Daily Dumbass July 23, 2010
Today’s dumbass trio involves a dine-and-dash gone wrong. Three women went to a Waffle House in Springfield to eat the other night. They ran out on their $39 bill, but two of them left their purses in their booth. Amazingly, one of the women returned a short time later and demanded their purses back. The manager told her she’d have to wait for police to arrive, but she left. Of course the purses contained two of the women’s IDs, so they won’t be hard to track down. The manager says the women seemed to be drunk or on drugs or both.
Daily Dumbass July 22, 2010
From the “you need to chill out” department, today’s dumbass award goes to the Rexburg, Idaho police department. They heard about a planned water balloon fight with students from BYU, and prevented them from doing it. The police were waiting at the park when the students showed up and they told them if they didn’t leave they’d be charged with a misdemeanor. The reason? The students had not obtained a public gathering permit from the city and could not have more than 25 people gathered at the park. Really? It’s hotter than a hooker in church outside and the priority is to stop a water balloon fight? Wow….
Daily Dumbass July 21, 2010
An Arizona woman, who damaged her boyfriend’s car with a dog leash, met the police at her door naked and holding a beer when they arrived to arrest her. Chandra Reed of Mesa then became billigerent with the officers and refused to answer questions before calling them “pigs.” (Good move – that always gets you off the hook.) She denied damaging the car, but her boyfriend had a photo on his phone of her doing it. She eventually agreed to put on some clothes before they arrested her.
Daily Dumbass July 20, 2010
If you’re dumb enough to lead cops on a chase, you should at least make sure you have a form of transportation that might have a chance of outrunning them. A 17-year-old Amish kid is in big trouble after he led police on a chase through town on his horsedrawn buggy. Police tried to stop him after he ran a red light, but he refused to stop for over a mile. The chase ended when the teen crashed his horse and buggy and ran away on foot. He was quickly found and arrested.

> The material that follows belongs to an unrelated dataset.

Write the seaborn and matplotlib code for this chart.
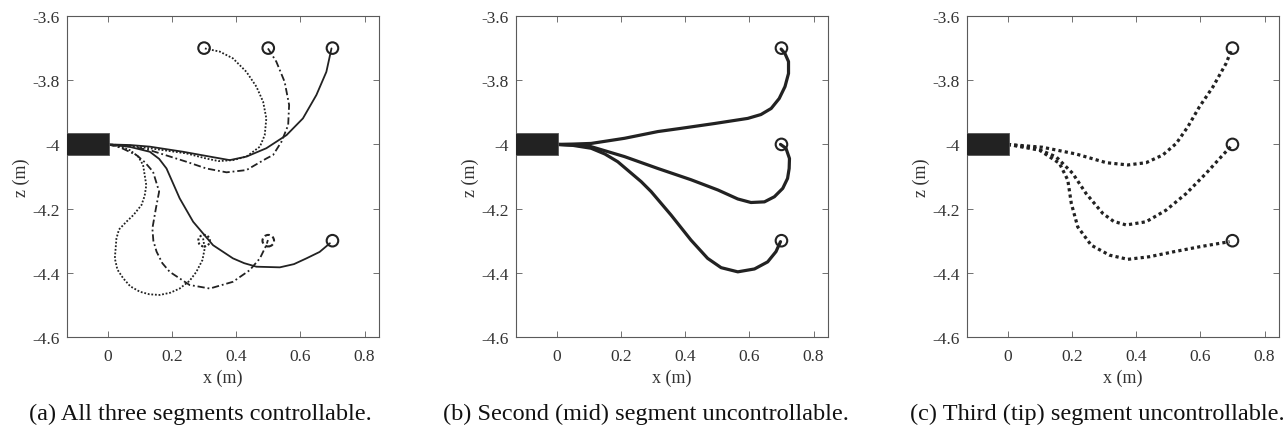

Daily Dumbass July 19, 2010
Sure, we all get cases of “Monday-itis”, where you don’t want to go back to work. Today’s dumbass went to the extreme for some extra vaca. A middle school teacher in Pennsylvania named Leslie lied about having an inoperable brain tumor for the last several years so she could take additional sick leave. School officials got suspicious when Leslie never showed any symptoms from a tumor or treatment. Leslie has now admitted she lied, resigned from her job, and is being charged with 12 counts of forgery.

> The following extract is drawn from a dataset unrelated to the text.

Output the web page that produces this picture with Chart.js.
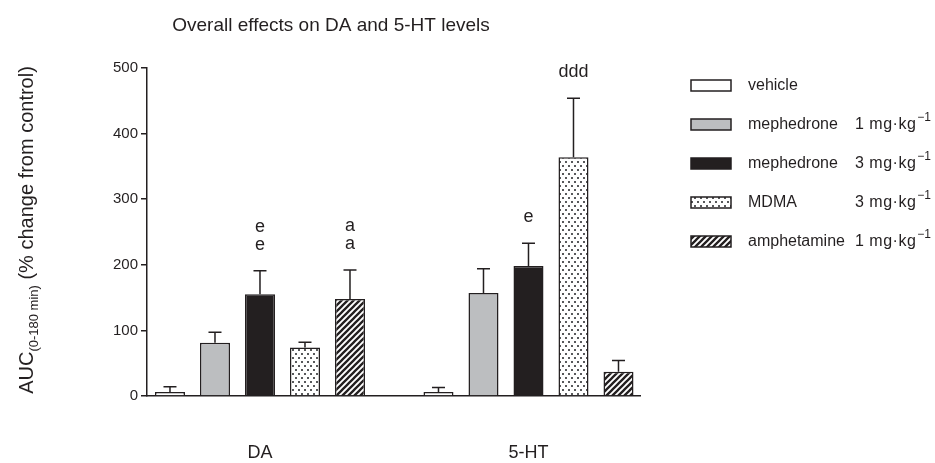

Daily Dumbass July 16, 2010
Authorities in Washington state said a man facing theft and assault charges told deputies he did not need the tweezers he allegedly tried to steal. Sheriff’s deputies said Troy Montgomery walked into a pharmacy Friday and placed a pair of the store’s tweezers in his pocket. Montgomery threw the tweezers and tried to leave when a store employee confronted him and said she was calling police. Deputies said Montgomery shoved a pharmacist, who was blocking the door, causing the man to fall to the ground and incur a 3-inch cut to his arm. Deputies said the suspect was detained by customers until they arrived. Montgomery was asked whether he wanted to answer questions about the incident. “Not really,” Montgomery told deputies. “Besides being stupid, I don’t even need the thing, about the dumbest thing I ever did.” He was arrested and charged with third-degree theft and third-degree assault.